**Given material:**
* begin *

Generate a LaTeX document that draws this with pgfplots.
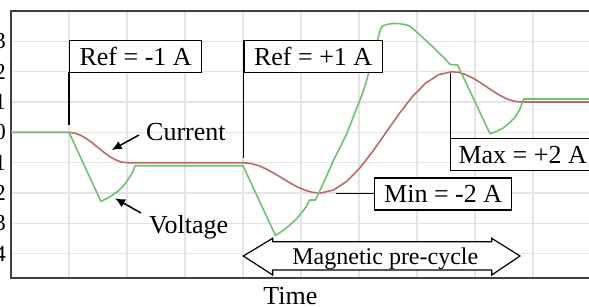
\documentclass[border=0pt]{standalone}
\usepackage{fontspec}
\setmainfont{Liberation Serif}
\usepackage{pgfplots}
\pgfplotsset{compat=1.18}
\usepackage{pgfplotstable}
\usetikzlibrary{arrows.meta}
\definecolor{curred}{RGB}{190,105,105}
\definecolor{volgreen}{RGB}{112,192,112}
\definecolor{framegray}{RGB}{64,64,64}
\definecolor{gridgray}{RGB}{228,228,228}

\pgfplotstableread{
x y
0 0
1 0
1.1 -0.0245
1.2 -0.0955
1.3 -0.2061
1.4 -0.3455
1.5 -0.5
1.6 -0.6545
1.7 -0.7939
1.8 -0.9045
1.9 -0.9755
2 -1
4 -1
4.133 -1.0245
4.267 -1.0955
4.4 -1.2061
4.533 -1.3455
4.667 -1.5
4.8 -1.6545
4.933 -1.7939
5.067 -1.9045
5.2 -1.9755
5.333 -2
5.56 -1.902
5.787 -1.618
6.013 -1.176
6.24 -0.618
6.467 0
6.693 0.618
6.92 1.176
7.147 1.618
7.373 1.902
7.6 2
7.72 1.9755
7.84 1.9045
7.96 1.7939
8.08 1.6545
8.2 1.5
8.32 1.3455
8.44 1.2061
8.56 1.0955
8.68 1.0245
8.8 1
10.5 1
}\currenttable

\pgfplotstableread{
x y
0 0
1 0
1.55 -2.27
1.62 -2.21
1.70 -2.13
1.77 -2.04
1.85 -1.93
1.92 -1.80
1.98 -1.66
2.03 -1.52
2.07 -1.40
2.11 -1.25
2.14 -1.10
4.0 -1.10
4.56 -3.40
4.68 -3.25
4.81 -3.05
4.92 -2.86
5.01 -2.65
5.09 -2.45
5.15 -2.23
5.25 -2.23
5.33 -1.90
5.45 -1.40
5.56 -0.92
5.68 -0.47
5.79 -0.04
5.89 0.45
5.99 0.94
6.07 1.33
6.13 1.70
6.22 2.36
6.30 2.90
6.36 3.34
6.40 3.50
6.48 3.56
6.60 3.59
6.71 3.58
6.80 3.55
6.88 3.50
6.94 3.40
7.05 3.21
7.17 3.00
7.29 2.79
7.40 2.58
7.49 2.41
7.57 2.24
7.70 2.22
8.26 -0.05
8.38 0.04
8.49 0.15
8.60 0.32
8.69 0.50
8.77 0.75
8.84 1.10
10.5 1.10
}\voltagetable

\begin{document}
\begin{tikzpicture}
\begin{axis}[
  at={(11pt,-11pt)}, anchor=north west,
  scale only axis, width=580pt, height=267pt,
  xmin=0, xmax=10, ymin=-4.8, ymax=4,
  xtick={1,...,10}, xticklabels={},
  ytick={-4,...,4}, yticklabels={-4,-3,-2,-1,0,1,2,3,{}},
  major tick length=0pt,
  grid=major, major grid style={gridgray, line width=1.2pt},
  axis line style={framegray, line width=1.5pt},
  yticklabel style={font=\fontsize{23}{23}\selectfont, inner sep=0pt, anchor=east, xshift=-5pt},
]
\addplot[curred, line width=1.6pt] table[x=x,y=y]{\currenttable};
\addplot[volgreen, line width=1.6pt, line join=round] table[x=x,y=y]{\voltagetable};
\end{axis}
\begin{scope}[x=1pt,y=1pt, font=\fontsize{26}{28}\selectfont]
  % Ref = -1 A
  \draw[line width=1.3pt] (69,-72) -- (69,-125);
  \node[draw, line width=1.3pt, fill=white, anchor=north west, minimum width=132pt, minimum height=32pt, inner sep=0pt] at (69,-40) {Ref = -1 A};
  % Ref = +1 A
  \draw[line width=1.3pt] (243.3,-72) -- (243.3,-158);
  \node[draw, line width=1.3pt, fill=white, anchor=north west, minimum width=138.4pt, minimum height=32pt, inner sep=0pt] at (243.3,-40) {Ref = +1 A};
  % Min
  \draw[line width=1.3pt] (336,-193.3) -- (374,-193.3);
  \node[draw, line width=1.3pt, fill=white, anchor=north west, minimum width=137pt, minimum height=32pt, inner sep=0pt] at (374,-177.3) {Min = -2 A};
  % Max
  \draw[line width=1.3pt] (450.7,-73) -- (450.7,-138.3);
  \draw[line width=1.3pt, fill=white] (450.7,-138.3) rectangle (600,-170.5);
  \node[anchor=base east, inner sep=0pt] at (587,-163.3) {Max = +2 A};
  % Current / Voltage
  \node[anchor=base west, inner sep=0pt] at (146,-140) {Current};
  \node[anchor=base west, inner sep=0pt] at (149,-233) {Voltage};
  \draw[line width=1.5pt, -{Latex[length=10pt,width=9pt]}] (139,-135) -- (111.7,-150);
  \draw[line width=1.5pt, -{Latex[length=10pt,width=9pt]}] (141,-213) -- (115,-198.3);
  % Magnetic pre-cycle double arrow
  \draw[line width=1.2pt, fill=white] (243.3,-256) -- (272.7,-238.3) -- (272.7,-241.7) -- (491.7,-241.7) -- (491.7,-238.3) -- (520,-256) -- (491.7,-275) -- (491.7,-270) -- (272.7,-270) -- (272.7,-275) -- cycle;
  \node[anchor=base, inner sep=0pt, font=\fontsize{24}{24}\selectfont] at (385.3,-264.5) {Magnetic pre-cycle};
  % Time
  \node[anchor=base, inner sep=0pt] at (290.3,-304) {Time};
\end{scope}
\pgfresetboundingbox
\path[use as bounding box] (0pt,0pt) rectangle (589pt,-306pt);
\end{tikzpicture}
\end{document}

* end *

**What to work on:** Omit any images, then output the listing exactly.

**Solved exercise:**
Generate a LaTeX document that draws this with pgfplots.
\documentclass[border=0pt]{standalone}
\usepackage{fontspec}
\setmainfont{Liberation Serif}
\usepackage{pgfplots}
\pgfplotsset{compat=1.18}
\usepackage{pgfplotstable}
\usetikzlibrary{arrows.meta}
\definecolor{curred}{RGB}{190,105,105}
\definecolor{volgreen}{RGB}{112,192,112}
\definecolor{framegray}{RGB}{64,64,64}
\definecolor{gridgray}{RGB}{228,228,228}

\pgfplotstableread{
x y
0 0
1 0
1.1 -0.0245
1.2 -0.0955
1.3 -0.2061
1.4 -0.3455
1.5 -0.5
1.6 -0.6545
1.7 -0.7939
1.8 -0.9045
1.9 -0.9755
2 -1
4 -1
4.133 -1.0245
4.267 -1.0955
4.4 -1.2061
4.533 -1.3455
4.667 -1.5
4.8 -1.6545
4.933 -1.7939
5.067 -1.9045
5.2 -1.9755
5.333 -2
5.56 -1.902
5.787 -1.618
6.013 -1.176
6.24 -0.618
6.467 0
6.693 0.618
6.92 1.176
7.147 1.618
7.373 1.902
7.6 2
7.72 1.9755
7.84 1.9045
7.96 1.7939
8.08 1.6545
8.2 1.5
8.32 1.3455
8.44 1.2061
8.56 1.0955
8.68 1.0245
8.8 1
10.5 1
}\currenttable

\pgfplotstableread{
x y
0 0
1 0
1.55 -2.27
1.62 -2.21
1.70 -2.13
1.77 -2.04
1.85 -1.93
1.92 -1.80
1.98 -1.66
2.03 -1.52
2.07 -1.40
2.11 -1.25
2.14 -1.10
4.0 -1.10
4.56 -3.40
4.68 -3.25
4.81 -3.05
4.92 -2.86
5.01 -2.65
5.09 -2.45
5.15 -2.23
5.25 -2.23
5.33 -1.90
5.45 -1.40
5.56 -0.92
5.68 -0.47
5.79 -0.04
5.89 0.45
5.99 0.94
6.07 1.33
6.13 1.70
6.22 2.36
6.30 2.90
6.36 3.34
6.40 3.50
6.48 3.56
6.60 3.59
6.71 3.58
6.80 3.55
6.88 3.50
6.94 3.40
7.05 3.21
7.17 3.00
7.29 2.79
7.40 2.58
7.49 2.41
7.57 2.24
7.70 2.22
8.26 -0.05
8.38 0.04
8.49 0.15
8.60 0.32
8.69 0.50
8.77 0.75
8.84 1.10
10.5 1.10
}\voltagetable

\begin{document}
\begin{tikzpicture}
\begin{axis}[
  at={(11pt,-11pt)}, anchor=north west,
  scale only axis, width=580pt, height=267pt,
  xmin=0, xmax=10, ymin=-4.8, ymax=4,
  xtick={1,...,10}, xticklabels={},
  ytick={-4,...,4}, yticklabels={-4,-3,-2,-1,0,1,2,3,{}},
  major tick length=0pt,
  grid=major, major grid style={gridgray, line width=1.2pt},
  axis line style={framegray, line width=1.5pt},
  yticklabel style={font=\fontsize{23}{23}\selectfont, inner sep=0pt, anchor=east, xshift=-5pt},
]
\addplot[curred, line width=1.6pt] table[x=x,y=y]{\currenttable};
\addplot[volgreen, line width=1.6pt, line join=round] table[x=x,y=y]{\voltagetable};
\end{axis}
\begin{scope}[x=1pt,y=1pt, font=\fontsize{26}{28}\selectfont]
  % Ref = -1 A
  \draw[line width=1.3pt] (69,-72) -- (69,-125);
  \node[draw, line width=1.3pt, fill=white, anchor=north west, minimum width=132pt, minimum height=32pt, inner sep=0pt] at (69,-40) {Ref = -1 A};
  % Ref = +1 A
  \draw[line width=1.3pt] (243.3,-72) -- (243.3,-158);
  \node[draw, line width=1.3pt, fill=white, anchor=north west, minimum width=138.4pt, minimum height=32pt, inner sep=0pt] at (243.3,-40) {Ref = +1 A};
  % Min
  \draw[line width=1.3pt] (336,-193.3) -- (374,-193.3);
  \node[draw, line width=1.3pt, fill=white, anchor=north west, minimum width=137pt, minimum height=32pt, inner sep=0pt] at (374,-177.3) {Min = -2 A};
  % Max
  \draw[line width=1.3pt] (450.7,-73) -- (450.7,-138.3);
  \draw[line width=1.3pt, fill=white] (450.7,-138.3) rectangle (600,-170.5);
  \node[anchor=base east, inner sep=0pt] at (587,-163.3) {Max = +2 A};
  % Current / Voltage
  \node[anchor=base west, inner sep=0pt] at (146,-140) {Current};
  \node[anchor=base west, inner sep=0pt] at (149,-233) {Voltage};
  \draw[line width=1.5pt, -{Latex[length=10pt,width=9pt]}] (139,-135) -- (111.7,-150);
  \draw[line width=1.5pt, -{Latex[length=10pt,width=9pt]}] (141,-213) -- (115,-198.3);
  % Magnetic pre-cycle double arrow
  \draw[line width=1.2pt, fill=white] (243.3,-256) -- (272.7,-238.3) -- (272.7,-241.7) -- (491.7,-241.7) -- (491.7,-238.3) -- (520,-256) -- (491.7,-275) -- (491.7,-270) -- (272.7,-270) -- (272.7,-275) -- cycle;
  \node[anchor=base, inner sep=0pt, font=\fontsize{24}{24}\selectfont] at (385.3,-264.5) {Magnetic pre-cycle};
  % Time
  \node[anchor=base, inner sep=0pt] at (290.3,-304) {Time};
\end{scope}
\pgfresetboundingbox
\path[use as bounding box] (0pt,0pt) rectangle (589pt,-306pt);
\end{tikzpicture}
\end{document}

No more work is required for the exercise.